For this, it is best to choose an oil that has minimal fragrance of its own, as you don’t want it to overpower the lilac scent.
- Fill an airtight jar with dry Lilac flower petals, and then cover with the oil.
- Let the petals steep in the oil for three days, shaking the jar occasionally.
- Keep the jar in the sun in the daytime and in a warm cupboard at night.
- Strain out and discard the petals, using a cheesecloth or a non-metal sieve.
- Retain the oil.
- Refill the jar with more fresh, clean, and dry flower petals and cover them with the reserved oil.
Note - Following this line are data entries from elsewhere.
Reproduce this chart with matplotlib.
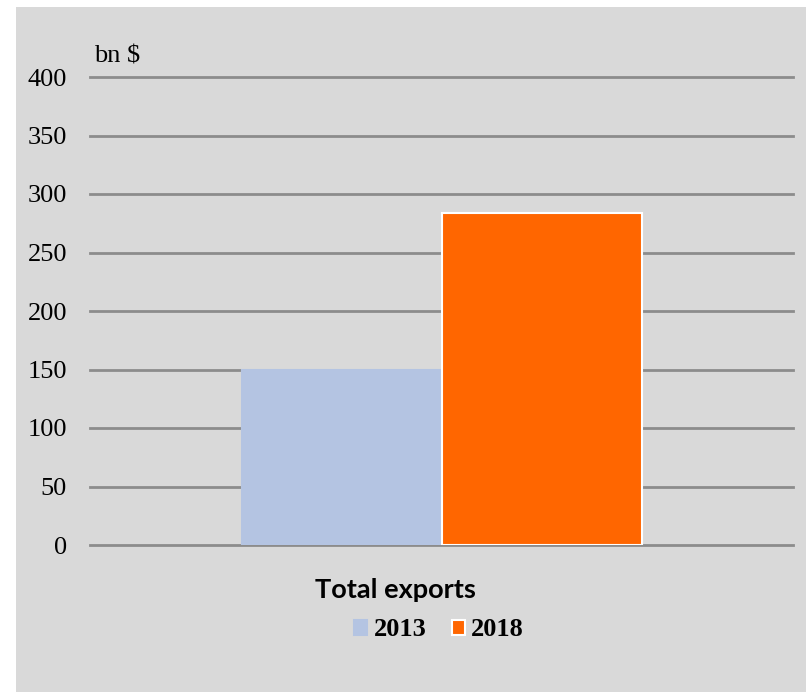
import matplotlib
matplotlib.use("Agg")
import matplotlib.pyplot as plt
from matplotlib.patches import Rectangle, Patch

# Data
category = "Total exports"
years = ["2013", "2018"]
values = [150, 284]
colors = ["#b4c4e2", "#ff6600"]
edge_colors = ["#b4c4e2", "#ffffff"]
y_ticks = [0, 50, 100, 150, 200, 250, 300, 350, 400]
unit_label = "bn $"

W, H = 806, 692
fig = plt.figure(figsize=(W / 100, H / 100), dpi=100, facecolor="white")

# grey chart area background
fig.patches.append(Rectangle((16 / W, 0), 1 - 16 / W, 1 - 7 / H,
                             transform=fig.transFigure, facecolor="#d9d9d9",
                             edgecolor="none", zorder=-5))

ax = fig.add_axes([90 / W, (H - 545) / H, (793 - 90) / W, (545 - 77) / H])
ax.set_facecolor("none")
ax.set_xlim(-0.5, 0.5)
ax.set_ylim(0, 400)

bar_w = 200 / 703
offsets = [-bar_w / 2, bar_w / 2]
for off, v, c, ec in zip(offsets, values, colors, edge_colors):
    ax.bar(off, v, width=bar_w, color=c, edgecolor=ec, linewidth=1.5, zorder=3)

ax.set_yticks(y_ticks)
ax.set_yticklabels([str(t) for t in y_ticks], family="Liberation Serif", fontsize=19)
ax.tick_params(axis="y", length=0, pad=16.5, colors="black")
ax.set_xticks([])
ax.yaxis.grid(True, color="#8c8c8c", linewidth=2)
for gl in ax.get_ygridlines():
    gl.set_clip_on(False)
ax.set_axisbelow(True)
for s in ax.spines.values():
    s.set_visible(False)

fig.text(94 / W, 1 - 57 / H, unit_label, family="Liberation Serif", fontsize=19,
         ha="left", va="center")

fig.text(395 / W, 1 - 590 / H, category, family="Lato", fontweight="bold",
         fontsize=19.5, ha="center", va="center")

handles = [Patch(facecolor=c, edgecolor=ec, linewidth=1.5) for c, ec in zip(colors, edge_colors)]
fig.legend(handles, years, loc="center", bbox_to_anchor=(439 / W, 1 - 630 / H),
           ncol=2, frameon=False, prop={"family": "Liberation Serif", "weight": "bold", "size": 19},
           handlelength=0.5, handleheight=0.5, handletextpad=0.25, columnspacing=0.95,
           borderpad=0, borderaxespad=0)

fig.savefig("out.png", dpi=100, facecolor="white")
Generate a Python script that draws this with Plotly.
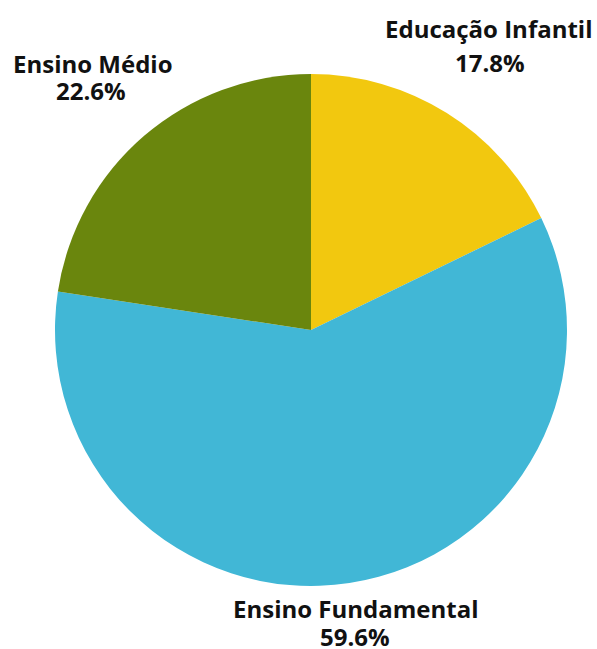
import plotly.graph_objects as go

labels = ["Educação Infantil", "Ensino Fundamental", "Ensino Médio"]
values = [17.8, 59.6, 22.6]
colors = ["#F2C80F", "#41B7D6", "#6A860D"]
pct_labels = ["17.8%", "59.6%", "22.6%"]

W, H = 597, 649
L, R, T, B = 55, 30, 74, 63
PW, PH = W - L - R, H - T - B

def px(x, y):
    return (x - L) / PW, 1 - (y - T) / PH

# label text centre positions (pixels)
name_pos = [(489, 28), (356, 608), (93, 63)]
pct_pos = [(490, 62), (355, 636), (91, 90)]

fig = go.Figure(go.Pie(
    labels=labels, values=values, sort=False, direction="clockwise",
    rotation=0, marker=dict(colors=colors, line=dict(width=0)),
    textinfo="none", hoverinfo="label+percent", showlegend=False,
))

font = dict(family="Open Sans", size=24, color="#111111")
anns = []
for name, pct, npos, ppos in zip(labels, pct_labels, name_pos, pct_pos):
    for txt, pos in ((name, npos), (pct, ppos)):
        x, y = px(*pos)
        anns.append(dict(text="<b>%s</b>" % txt, x=x, y=y, xref="paper", yref="paper",
                         xanchor="center", yanchor="middle", showarrow=False, font=font))

fig.update_layout(
    width=W, height=H, margin=dict(l=L, r=R, t=T, b=B),
    paper_bgcolor="white", plot_bgcolor="white", annotations=anns,
)
fig.write_html("out.html")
- Allow the petals to steep as before.
- Repeat the straining and refilling until the oil has the desired intensity of fragrance.
Store in a cool dark place and use promptly. Vitamin E can be added as a preservative. Pierce one capsule of Vitamin E and add the contents to every cup of infused oil. Alternatively, 1/4 teaspoon of simple tincture of benzoin may be added per cup of infused oil.
Lilac oil can be used to treat rashes and sunburn, minor injuries and scrapes. It is a great skin tightening agent and toner. And the scent is great for easing anxiety.
Lilac oil reputedly repels vampires and is certainly more fragrant than garlic. If you make your own, the lingering aroma should keep the vampire out of the house as well.